Generell ist das schon immer wieder ein Gedanke von mir. Unser Brot-und-Butter-Geschäft mit Musik, DVDs und Filmen wird es bald nicht mehr geben, denn diese Inhalte werden in absehbarer Zeit fast nur noch digital konsumiert und ausgetauscht. Daher sind neue Kategorien wie z.B. LEGO schon ein wichtiges Thema. Ich habe bereits intensiv über Kleidung nachgedacht, aber ich habe da in der Vergangenheit keine guten Erfahrungen gemacht. Die Retourenquote ist dabei meistens zu hoch, so lässt sich auf Dauer kein Geschäft machen. Auch Elektronik ist bislang für mich keine attraktive Alternative– in Summe einfach zu kompliziert und mit zu viel Arbeitsaufwand verbunden.
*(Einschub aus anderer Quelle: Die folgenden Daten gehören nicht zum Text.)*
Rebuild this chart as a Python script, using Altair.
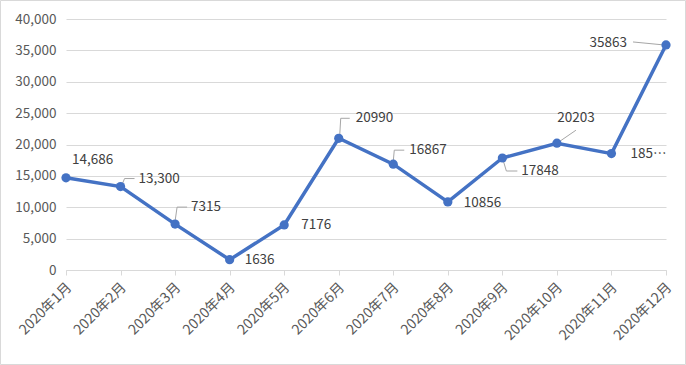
import altair as alt
import pandas as pd

months = ["2020年1月", "2020年2月", "2020年3月", "2020年4月", "2020年5月", "2020年6月",
          "2020年7月", "2020年8月", "2020年9月", "2020年10月", "2020年11月", "2020年12月"]
values = [14686, 13300, 7315, 1636, 7176, 20990, 16867, 10856, 17848, 20203, 18550, 35863]
labels = ["14,686", "13,300", "7315", "1636", "7176", "20990", "16867", "10856",
          "17848", "20203", "185…", "35863"]
y_ticks = [0, 5000, 10000, 15000, 20000, 25000, 30000, 35000, 40000]

df = pd.DataFrame({"month": months, "value": values, "label": labels})

FONT = "Noto Sans CJK SC"
LINE = "#4472C4"
GRID = "#D9D9D9"
TEXT = "#404040"

# label placement (styling, kept apart from the data)
label_style = {
    months[0]: (6, -18, "left"),
    months[1]: (18, -8, "left"),
    months[2]: (16, -17, "left"),
    months[3]: (15, 0, "left"),
    months[4]: (17, 0, "left"),
    months[5]: (17, -20, "left"),
    months[6]: (16, -14, "left"),
    months[7]: (16, 1, "left"),
    months[8]: (19, 13, "left"),
    months[9]: (19, -25, "center"),
    months[10]: (19, 0, "left"),
    months[11]: (-39, -2, "right"),
}
# leader line segments (pixel offsets from the point)
leaders = [
    (months[1], 2, -3, 4, -8), (months[1], 4, -8, 14, -8),
    (months[2], 0, -3, 2, -17), (months[2], 2, -17, 12, -17),
    (months[5], 1, -3, 2, -20), (months[5], 2, -20, 11, -20),
    (months[6], 0, -3, 1, -14), (months[6], 1, -14, 11, -14),
    (months[8], 1, 3, 4, 13), (months[8], 4, 13, 15, 13),
    (months[9], 3, -2, 19, -13),
    (months[11], -2, 0, -33, -3),
]

x_enc = alt.X("month:N", sort=months,
              scale=alt.Scale(type="point", padding=0),
              axis=alt.Axis(title=None, labelAngle=-45, labelAlign="right",
                            labelBaseline="middle", labelPadding=10, labelOffset=3,
                            domainColor=GRID, tickColor=GRID, tickSize=5,
                            grid=False, labelColor="#595959",
                            labelFont=FONT, labelFontSize=14))
y_enc = alt.Y("value:Q", scale=alt.Scale(domain=[0, 40000]),
              axis=alt.Axis(title=None, values=y_ticks, format=",.0f",
                            domain=False, ticks=False, gridColor=GRID,
                            labelPadding=10, labelColor="#595959",
                            labelFont=FONT, labelFontSize=13.5))

base = alt.Chart(df)

line = base.mark_line(color=LINE, strokeWidth=3.5).encode(x=x_enc, y=y_enc)
points = base.mark_circle(color=LINE, size=85, opacity=1).encode(x=x_enc, y=y_enc)

layers = []
for (m, x1, y1, x2, y2) in leaders:
    layers.append(
        base.transform_filter(alt.datum.month == m)
        .mark_rule(color="#A6A6A6", strokeWidth=1,
                   xOffset=x1, yOffset=y1, x2Offset=x2, y2Offset=y2)
        .encode(x=x_enc, x2="month", y=y_enc, y2="value")
    )

texts = []
for m, (dx, dy, al) in label_style.items():
    texts.append(
        base.transform_filter(alt.datum.month == m)
        .mark_text(dx=dx, dy=dy, align=al, baseline="middle",
                   font=FONT, fontSize=13.5, color=TEXT)
        .encode(x=x_enc, y=y_enc, text="label:N")
    )

border = alt.Chart(pd.DataFrame({"a": [0]})).mark_rect(
    fillOpacity=0, stroke=GRID, strokeWidth=1
).encode(x=alt.value(-65.5), x2=alt.value(619.5),
         y=alt.value(-18.5), y2=alt.value(345.5))

chart = alt.layer(border, *layers, line, points, *texts).properties(
    width=600, height=251,
    autosize=alt.AutoSizeParams(type="none"),
    padding={"left": 66, "top": 19, "right": 20, "bottom": 95},
    background="white",
).configure_view(stroke=None)

chart.save("out.html", embed_options={"renderer": "svg", "actions": False})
Neben dem Abflauen der Medien-Verkäufe – was für Entwicklungen erwartest du sonst noch im Recommerce-Markt?
Es wird definitive weiter zu Konsolidierungen kommen. Die Plattformen, die nicht konsequent sind und keine eigenen Ideen haben, werden abdanken. Die „Big Player“ im Markt sehe ich dagegen sehr entspannt, Der Markt ist groß genug., die Potenziale sind noch längst nicht ausgeschöpft.